I have multiple groups to compare with, and each enriched with hundreds of GO terms from their correlations with clinical traits (top1 pvalue ranking). Some GO terms can go so deep, and some are more generic, and also, I think it is not very informative to just look and compare the highest-ranking GO terms individually, so I think it would be nice to explore the generic terms within each group, and then examine the most relevant individual GO terms falling under that generic category. What do you think?
What do you mean by 'enriched with ... GO terms from their correlations with clinical traits'? Are you doing a GO hypergeometric or something else?
For each group, I generated multiple co-expression clusters, and within each cluster, cluster PC1 was correlated with PC1 of multiple clinical traits. Then, I run GO Hypergeometric to determine whether specific GO terms are overrepresented among the genes within the significant cluster. Thus, I got multiple enriched GO terms per each group.
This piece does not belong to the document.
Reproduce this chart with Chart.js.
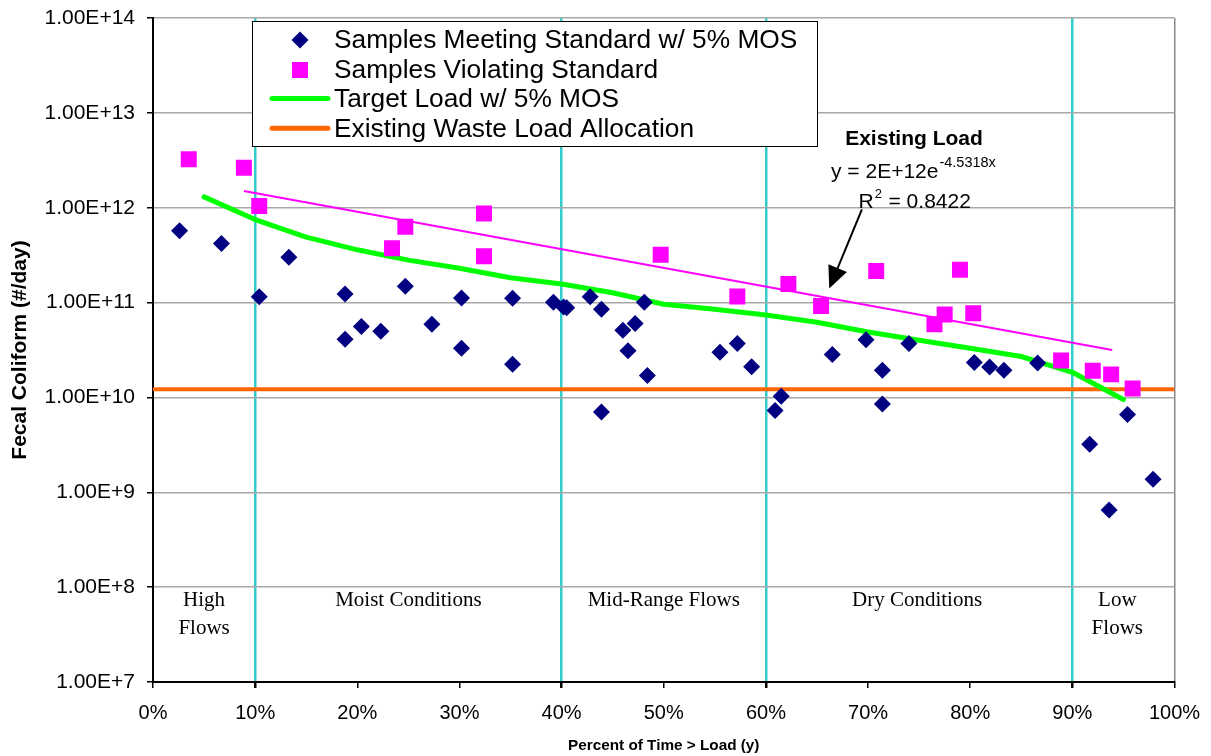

Is this a WGCNA analysis (multiple co-expression clusters sounds like WGCNA)? If so, none of that is inferential or easily interpreted. It might be easier to use the canonical method of first regressing each gene on your clinical traits to find genes that have a significant relationship with the trait, and then do a GO hypergeometric on the set of significant genes.
That's a bit more interpretable IMO. You have a set of genes for which you have evidence that they are related to the clinical trait, and then you identify pathways/processes that are over-represented in that set of genes, and may be affected by the clinical trait.
Thank you for the advice and many thanks! It is WGCNA analysis. I will try your method today and see if there are some consistencies.